- **Job**
Restate word for word the lines of the data below, from the first through the one that has "(0,0) rectangle (1199,901);".

** begin Given material **

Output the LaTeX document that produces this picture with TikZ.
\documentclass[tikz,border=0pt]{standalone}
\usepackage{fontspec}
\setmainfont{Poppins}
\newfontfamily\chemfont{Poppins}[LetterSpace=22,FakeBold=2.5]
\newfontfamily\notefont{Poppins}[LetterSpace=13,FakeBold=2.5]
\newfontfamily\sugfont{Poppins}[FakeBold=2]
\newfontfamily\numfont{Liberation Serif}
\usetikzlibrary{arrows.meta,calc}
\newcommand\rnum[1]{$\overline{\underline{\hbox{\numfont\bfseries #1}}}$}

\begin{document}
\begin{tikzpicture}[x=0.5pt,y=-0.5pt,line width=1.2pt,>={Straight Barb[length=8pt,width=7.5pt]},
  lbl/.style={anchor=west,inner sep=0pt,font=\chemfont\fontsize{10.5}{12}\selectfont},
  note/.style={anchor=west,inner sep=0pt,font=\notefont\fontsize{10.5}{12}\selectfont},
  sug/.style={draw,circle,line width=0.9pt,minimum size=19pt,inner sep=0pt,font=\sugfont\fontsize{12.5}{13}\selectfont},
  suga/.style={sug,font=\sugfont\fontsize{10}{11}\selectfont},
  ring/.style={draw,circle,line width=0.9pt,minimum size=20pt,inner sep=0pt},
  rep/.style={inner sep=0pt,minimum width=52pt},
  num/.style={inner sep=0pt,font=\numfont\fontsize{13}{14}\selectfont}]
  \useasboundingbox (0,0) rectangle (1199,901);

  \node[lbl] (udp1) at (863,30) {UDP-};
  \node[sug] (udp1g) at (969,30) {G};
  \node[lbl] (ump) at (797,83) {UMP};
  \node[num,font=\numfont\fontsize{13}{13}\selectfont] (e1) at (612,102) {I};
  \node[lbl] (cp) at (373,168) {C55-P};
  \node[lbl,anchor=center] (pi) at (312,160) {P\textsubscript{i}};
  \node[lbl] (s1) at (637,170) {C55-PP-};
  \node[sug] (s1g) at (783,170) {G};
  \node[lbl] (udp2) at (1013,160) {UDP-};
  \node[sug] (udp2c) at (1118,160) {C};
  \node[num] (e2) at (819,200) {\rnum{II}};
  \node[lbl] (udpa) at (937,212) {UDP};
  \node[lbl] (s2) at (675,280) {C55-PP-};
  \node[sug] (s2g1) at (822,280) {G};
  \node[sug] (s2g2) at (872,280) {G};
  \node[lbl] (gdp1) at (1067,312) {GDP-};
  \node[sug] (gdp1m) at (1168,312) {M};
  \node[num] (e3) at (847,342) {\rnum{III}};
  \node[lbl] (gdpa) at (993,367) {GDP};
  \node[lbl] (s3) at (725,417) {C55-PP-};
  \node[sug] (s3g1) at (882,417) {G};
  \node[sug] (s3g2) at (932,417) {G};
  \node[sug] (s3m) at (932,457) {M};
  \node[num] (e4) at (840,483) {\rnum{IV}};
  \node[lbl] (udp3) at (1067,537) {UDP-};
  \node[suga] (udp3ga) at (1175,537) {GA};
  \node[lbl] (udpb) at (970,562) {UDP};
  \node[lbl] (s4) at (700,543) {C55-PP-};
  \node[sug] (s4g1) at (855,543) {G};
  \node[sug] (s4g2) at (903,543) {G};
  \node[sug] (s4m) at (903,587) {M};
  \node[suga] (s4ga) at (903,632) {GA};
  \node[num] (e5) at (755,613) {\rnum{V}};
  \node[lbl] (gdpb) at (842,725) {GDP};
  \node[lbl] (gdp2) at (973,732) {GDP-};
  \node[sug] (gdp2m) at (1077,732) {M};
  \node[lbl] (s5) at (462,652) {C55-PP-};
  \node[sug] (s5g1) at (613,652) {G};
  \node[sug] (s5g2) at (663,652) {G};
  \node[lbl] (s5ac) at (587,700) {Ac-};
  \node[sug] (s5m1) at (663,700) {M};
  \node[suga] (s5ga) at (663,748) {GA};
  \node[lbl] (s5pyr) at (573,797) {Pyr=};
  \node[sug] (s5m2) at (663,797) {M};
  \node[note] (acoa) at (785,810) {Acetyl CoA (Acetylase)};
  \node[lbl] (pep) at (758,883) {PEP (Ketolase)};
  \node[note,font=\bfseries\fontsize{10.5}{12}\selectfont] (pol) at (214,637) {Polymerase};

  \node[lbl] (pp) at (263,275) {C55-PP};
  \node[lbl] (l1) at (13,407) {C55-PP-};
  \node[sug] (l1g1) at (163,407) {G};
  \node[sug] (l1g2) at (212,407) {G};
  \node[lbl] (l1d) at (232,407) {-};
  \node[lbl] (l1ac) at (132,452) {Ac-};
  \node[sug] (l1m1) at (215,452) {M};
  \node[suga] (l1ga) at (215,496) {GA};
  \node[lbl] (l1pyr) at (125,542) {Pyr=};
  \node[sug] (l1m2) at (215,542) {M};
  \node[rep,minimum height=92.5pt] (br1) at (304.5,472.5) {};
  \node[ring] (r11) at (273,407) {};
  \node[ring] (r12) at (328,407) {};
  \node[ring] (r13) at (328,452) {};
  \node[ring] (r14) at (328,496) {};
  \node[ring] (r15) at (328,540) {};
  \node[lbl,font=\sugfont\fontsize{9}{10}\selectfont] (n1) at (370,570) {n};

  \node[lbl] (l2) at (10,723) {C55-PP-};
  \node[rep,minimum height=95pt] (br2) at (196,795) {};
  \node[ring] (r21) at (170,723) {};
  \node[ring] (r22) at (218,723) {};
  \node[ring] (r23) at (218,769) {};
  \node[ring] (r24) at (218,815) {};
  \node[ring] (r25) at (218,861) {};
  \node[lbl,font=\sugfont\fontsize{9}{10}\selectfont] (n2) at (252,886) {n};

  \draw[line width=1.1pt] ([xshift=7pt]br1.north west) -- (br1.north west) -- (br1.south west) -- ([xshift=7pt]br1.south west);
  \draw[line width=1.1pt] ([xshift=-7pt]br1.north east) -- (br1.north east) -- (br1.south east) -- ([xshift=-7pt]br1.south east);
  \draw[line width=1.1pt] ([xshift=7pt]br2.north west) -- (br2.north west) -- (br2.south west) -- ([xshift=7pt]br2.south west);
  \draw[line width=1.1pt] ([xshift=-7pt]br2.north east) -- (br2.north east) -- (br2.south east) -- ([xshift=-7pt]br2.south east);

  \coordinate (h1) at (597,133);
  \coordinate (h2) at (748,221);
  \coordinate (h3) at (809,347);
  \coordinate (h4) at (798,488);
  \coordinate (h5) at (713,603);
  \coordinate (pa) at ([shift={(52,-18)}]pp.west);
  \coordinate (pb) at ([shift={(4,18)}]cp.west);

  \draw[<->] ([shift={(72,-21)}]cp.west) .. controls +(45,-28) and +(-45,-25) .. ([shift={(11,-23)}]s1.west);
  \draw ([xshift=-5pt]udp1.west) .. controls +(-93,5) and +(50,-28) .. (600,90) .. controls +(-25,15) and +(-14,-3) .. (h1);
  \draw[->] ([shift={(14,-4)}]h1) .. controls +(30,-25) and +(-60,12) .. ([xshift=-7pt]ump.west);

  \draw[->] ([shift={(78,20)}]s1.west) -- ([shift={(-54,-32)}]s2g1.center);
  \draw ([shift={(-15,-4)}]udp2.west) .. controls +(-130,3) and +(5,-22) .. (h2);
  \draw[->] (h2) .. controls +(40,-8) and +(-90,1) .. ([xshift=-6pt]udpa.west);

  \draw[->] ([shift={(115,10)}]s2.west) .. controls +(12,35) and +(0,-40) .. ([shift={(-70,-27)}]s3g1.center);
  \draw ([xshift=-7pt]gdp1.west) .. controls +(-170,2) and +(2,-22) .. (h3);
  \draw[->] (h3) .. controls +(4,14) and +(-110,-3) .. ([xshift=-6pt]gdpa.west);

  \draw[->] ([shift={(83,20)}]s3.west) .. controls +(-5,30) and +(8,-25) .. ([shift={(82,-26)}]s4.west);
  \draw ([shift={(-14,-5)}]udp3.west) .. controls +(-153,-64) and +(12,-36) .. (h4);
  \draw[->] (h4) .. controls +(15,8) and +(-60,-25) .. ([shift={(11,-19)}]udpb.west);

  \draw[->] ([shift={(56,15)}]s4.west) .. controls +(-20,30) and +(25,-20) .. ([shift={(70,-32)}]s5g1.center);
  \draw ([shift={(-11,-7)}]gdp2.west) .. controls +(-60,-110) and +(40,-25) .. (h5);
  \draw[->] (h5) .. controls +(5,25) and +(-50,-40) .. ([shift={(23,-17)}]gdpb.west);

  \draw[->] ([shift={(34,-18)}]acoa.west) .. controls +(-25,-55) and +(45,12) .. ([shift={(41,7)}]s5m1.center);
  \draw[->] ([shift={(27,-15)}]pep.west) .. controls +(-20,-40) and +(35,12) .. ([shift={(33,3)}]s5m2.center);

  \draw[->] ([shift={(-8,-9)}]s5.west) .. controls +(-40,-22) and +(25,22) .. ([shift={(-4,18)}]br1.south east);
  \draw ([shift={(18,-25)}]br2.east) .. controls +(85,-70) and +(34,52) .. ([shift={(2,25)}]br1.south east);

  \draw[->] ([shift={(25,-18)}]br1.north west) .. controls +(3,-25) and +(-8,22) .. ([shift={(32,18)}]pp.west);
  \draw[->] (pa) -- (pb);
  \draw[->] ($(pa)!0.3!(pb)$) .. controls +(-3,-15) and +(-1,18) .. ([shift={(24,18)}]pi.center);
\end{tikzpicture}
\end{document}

** end Given material **

- **Solution for this problem**
Output the LaTeX document that produces this picture with TikZ.
\documentclass[tikz,border=0pt]{standalone}
\usepackage{fontspec}
\setmainfont{Poppins}
\newfontfamily\chemfont{Poppins}[LetterSpace=22,FakeBold=2.5]
\newfontfamily\notefont{Poppins}[LetterSpace=13,FakeBold=2.5]
\newfontfamily\sugfont{Poppins}[FakeBold=2]
\newfontfamily\numfont{Liberation Serif}
\usetikzlibrary{arrows.meta,calc}
\newcommand\rnum[1]{$\overline{\underline{\hbox{\numfont\bfseries #1}}}$}

\begin{document}
\begin{tikzpicture}[x=0.5pt,y=-0.5pt,line width=1.2pt,>={Straight Barb[length=8pt,width=7.5pt]},
  lbl/.style={anchor=west,inner sep=0pt,font=\chemfont\fontsize{10.5}{12}\selectfont},
  note/.style={anchor=west,inner sep=0pt,font=\notefont\fontsize{10.5}{12}\selectfont},
  sug/.style={draw,circle,line width=0.9pt,minimum size=19pt,inner sep=0pt,font=\sugfont\fontsize{12.5}{13}\selectfont},
  suga/.style={sug,font=\sugfont\fontsize{10}{11}\selectfont},
  ring/.style={draw,circle,line width=0.9pt,minimum size=20pt,inner sep=0pt},
  rep/.style={inner sep=0pt,minimum width=52pt},
  num/.style={inner sep=0pt,font=\numfont\fontsize{13}{14}\selectfont}]
  \useasboundingbox (0,0) rectangle (1199,901);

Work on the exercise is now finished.